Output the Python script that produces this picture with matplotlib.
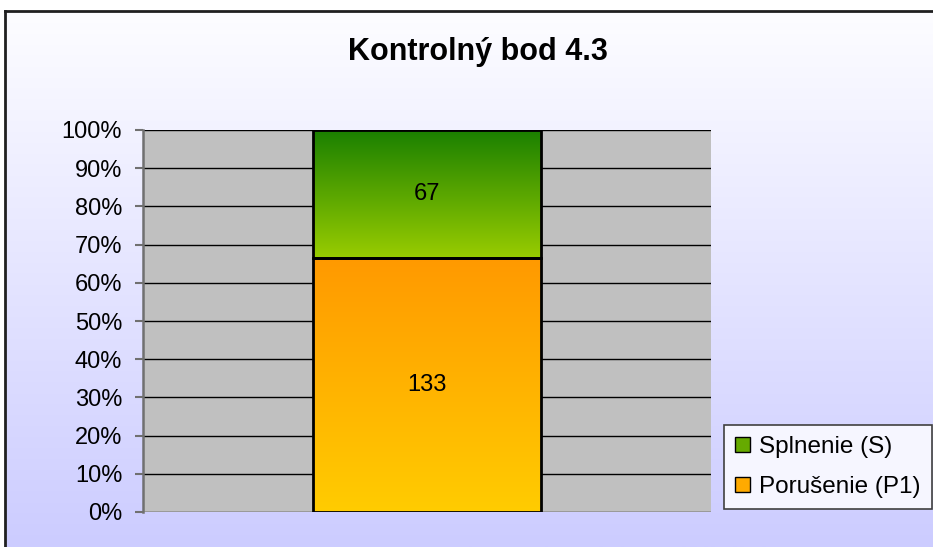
import matplotlib.pyplot as plt
import numpy as np
from matplotlib.colors import LinearSegmentedColormap
from matplotlib.patches import Patch

plt.rcParams['font.family'] = ['Liberation Sans', 'DejaVu Sans']

# data
title = 'Kontrolný bod 4.3'
series = ['Porušenie (P1)', 'Splnenie (S)']
counts = [133, 67]
yticks = [0, 10, 20, 30, 40, 50, 60, 70, 80, 90, 100]

# gradients (bottom colour, top colour)
grads = [('#FFCC00', '#FF9900'), ('#99CC00', '#1A8000')]
legend_colors = ['#FFAA00', '#66AA00']

total = sum(counts)
pcts = [c / total * 100 for c in counts]

fig = plt.figure(figsize=(9.33, 5.47), dpi=100)
fig.patch.set_facecolor('white')

# chart background gradient + border
bg = fig.add_axes([5 / 933, 0, 1 - 5 / 933, 1 - 11 / 547], zorder=-5)
bg_cmap = LinearSegmentedColormap.from_list('bg', ['#CCCCFF', '#FDFDFF'])
bg.imshow(np.linspace(0, 1, 256).reshape(-1, 1), aspect='auto', cmap=bg_cmap,
          origin='lower', extent=[0, 1, 0, 1])
bg.set_xlim(0, 1)
bg.set_ylim(0, 1)
bg.set_xticks([])
bg.set_yticks([])
for s in ['right', 'bottom']:
    bg.spines[s].set_visible(False)
for s in ['left', 'top']:
    bg.spines[s].set_color('#202020')
    bg.spines[s].set_linewidth(2)

ax = fig.add_axes([143 / 933, 1 - 512 / 547, (711 - 143) / 933, (512 - 130) / 547])
ax.set_facecolor('#C0C0C0')

bottom = 0
for i, (p, c) in enumerate(zip(pcts, counts)):
    bars = ax.bar(0, p, bottom=bottom, width=0.4, facecolor='none',
                  edgecolor='black', linewidth=2, zorder=4)
    rect = bars[0]
    cmap = LinearSegmentedColormap.from_list('g%d' % i, list(grads[i]))
    im = ax.imshow(np.linspace(0, 1, 256).reshape(-1, 1), aspect='auto', cmap=cmap,
                   origin='lower', extent=[-0.2, 0.2, bottom, bottom + p], zorder=3)
    im.set_clip_path(rect)
    ax.text(0, bottom + p / 2, str(c), ha='center', va='center', fontsize=17, zorder=5)
    bottom += p

ax.set_xlim(-0.5, 0.5)
ax.set_ylim(0, 100)
ax.set_yticks(yticks)
ax.set_yticklabels(['%d%%' % t for t in yticks], fontsize=17)
ax.set_xticks([])
ax.yaxis.grid(True, color='black', linewidth=1)
ax.set_axisbelow(True)
for s in ['top', 'right', 'bottom']:
    ax.spines[s].set_visible(False)
ax.spines['left'].set_color('#707070')
ax.spines['left'].set_linewidth(1.8)
ax.tick_params(axis='y', length=6, width=1.5, color='#707070', pad=9)

fig.text(478 / 933, 1 - 52 / 547, title, ha='center', va='center',
         fontsize=22, fontweight='bold')

handles = [Patch(facecolor=legend_colors[1], edgecolor='black', label=series[1]),
           Patch(facecolor=legend_colors[0], edgecolor='black', label=series[0])]
leg = fig.legend(handles=handles, loc='lower left',
                 bbox_to_anchor=(724 / 933, 1 - 509 / 547), bbox_transform=fig.transFigure,
                 fontsize=17.5, fancybox=False, framealpha=1, edgecolor='#404040',
                 facecolor='#F6F6FF', handlelength=0.6, handleheight=0.6,
                 handletextpad=0.4, borderpad=0.45, labelspacing=0.75, borderaxespad=0)
leg.get_frame().set_linewidth(1.2)

fig.savefig('out.png', dpi=100)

## [Given instruction]
Skip the pictures, then retype every line above exactly.

## [Solved problem]
Output the Python script that produces this picture with matplotlib.
import matplotlib.pyplot as plt
import numpy as np
from matplotlib.colors import LinearSegmentedColormap
from matplotlib.patches import Patch

plt.rcParams['font.family'] = ['Liberation Sans', 'DejaVu Sans']

# data
title = 'Kontrolný bod 4.3'
series = ['Porušenie (P1)', 'Splnenie (S)']
counts = [133, 67]
yticks = [0, 10, 20, 30, 40, 50, 60, 70, 80, 90, 100]

# gradients (bottom colour, top colour)
grads = [('#FFCC00', '#FF9900'), ('#99CC00', '#1A8000')]
legend_colors = ['#FFAA00', '#66AA00']

total = sum(counts)
pcts = [c / total * 100 for c in counts]

fig = plt.figure(figsize=(9.33, 5.47), dpi=100)
fig.patch.set_facecolor('white')

# chart background gradient + border
bg = fig.add_axes([5 / 933, 0, 1 - 5 / 933, 1 - 11 / 547], zorder=-5)
bg_cmap = LinearSegmentedColormap.from_list('bg', ['#CCCCFF', '#FDFDFF'])
bg.imshow(np.linspace(0, 1, 256).reshape(-1, 1), aspect='auto', cmap=bg_cmap,
          origin='lower', extent=[0, 1, 0, 1])
bg.set_xlim(0, 1)
bg.set_ylim(0, 1)
bg.set_xticks([])
bg.set_yticks([])
for s in ['right', 'bottom']:
    bg.spines[s].set_visible(False)
for s in ['left', 'top']:
    bg.spines[s].set_color('#202020')
    bg.spines[s].set_linewidth(2)

ax = fig.add_axes([143 / 933, 1 - 512 / 547, (711 - 143) / 933, (512 - 130) / 547])
ax.set_facecolor('#C0C0C0')

bottom = 0
for i, (p, c) in enumerate(zip(pcts, counts)):
    bars = ax.bar(0, p, bottom=bottom, width=0.4, facecolor='none',
                  edgecolor='black', linewidth=2, zorder=4)
    rect = bars[0]
    cmap = LinearSegmentedColormap.from_list('g%d' % i, list(grads[i]))
    im = ax.imshow(np.linspace(0, 1, 256).reshape(-1, 1), aspect='auto', cmap=cmap,
                   origin='lower', extent=[-0.2, 0.2, bottom, bottom + p], zorder=3)
    im.set_clip_path(rect)
    ax.text(0, bottom + p / 2, str(c), ha='center', va='center', fontsize=17, zorder=5)
    bottom += p

ax.set_xlim(-0.5, 0.5)
ax.set_ylim(0, 100)
ax.set_yticks(yticks)
ax.set_yticklabels(['%d%%' % t for t in yticks], fontsize=17)
ax.set_xticks([])
ax.yaxis.grid(True, color='black', linewidth=1)
ax.set_axisbelow(True)
for s in ['top', 'right', 'bottom']:
    ax.spines[s].set_visible(False)
ax.spines['left'].set_color('#707070')
ax.spines['left'].set_linewidth(1.8)
ax.tick_params(axis='y', length=6, width=1.5, color='#707070', pad=9)

fig.text(478 / 933, 1 - 52 / 547, title, ha='center', va='center',
         fontsize=22, fontweight='bold')

handles = [Patch(facecolor=legend_colors[1], edgecolor='black', label=series[1]),
           Patch(facecolor=legend_colors[0], edgecolor='black', label=series[0])]
leg = fig.legend(handles=handles, loc='lower left',
                 bbox_to_anchor=(724 / 933, 1 - 509 / 547), bbox_transform=fig.transFigure,
                 fontsize=17.5, fancybox=False, framealpha=1, edgecolor='#404040',
                 facecolor='#F6F6FF', handlelength=0.6, handleheight=0.6,
                 handletextpad=0.4, borderpad=0.45, labelspacing=0.75, borderaxespad=0)
leg.get_frame().set_linewidth(1.2)

fig.savefig('out.png', dpi=100)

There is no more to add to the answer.